Empreinte environnementale de la fausse fourrure
A rebours des idées reçues, certaines études, comme celle réalisée par DSS Management Consultants en 2012 comparant les cycles de vie des différents types de fourrure, montrent en effet l’empreinte carbone très importante des fourrures synthétiques, la fausse fourrure se biodégradant lentement, entre 500 et 1000 années. La fausse fourrure peut contribuer par ailleurs à la déforestation et nuire aux animaux.

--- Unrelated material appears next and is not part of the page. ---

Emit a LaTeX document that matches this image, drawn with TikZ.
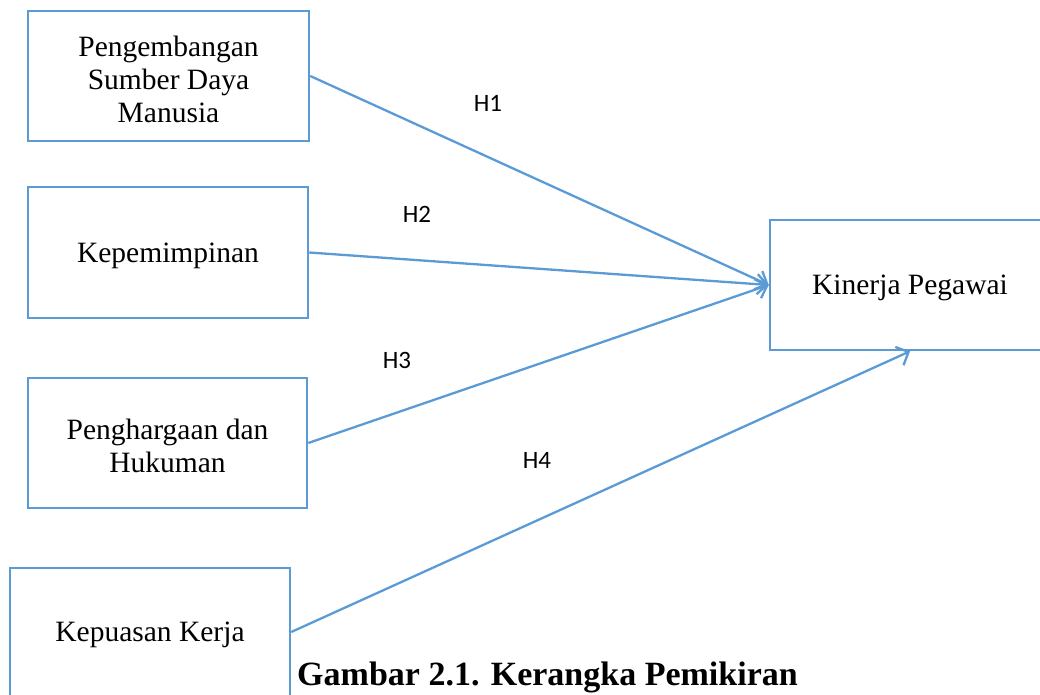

Dérivée du pétrole, la fourrure synthétique requiert des énergies fossiles, et est potentiellement toxique puisque l’acrylique est issue du cyanure vinylique.
Dans la mode et le textile, il existe aujourd’hui de plus en plus de marques dites végétaliennes qui s’efforcent d’obtenir, à juste titre, une mesure fiable de durabilité dans leurs matériaux, quand certains n’hésitent plus à utiliser le label vegan à des fins marketing pour vendre des chaussures bon marché à des prix élevés. Lulu’s, Zappos et Amazon ont également utilisé leurs sections vegan pour vendre des chaussures d’origine douteuse fabriquées par des marques conventionnelles. Il s’agit en réalité du phénomène de mode qu’on appelle la « fast fashion », des vêtements bon marché, vite achetés, vite consommés et vite jetés, fabriqués en Asie, et qui tombent rapidement en lambeaux.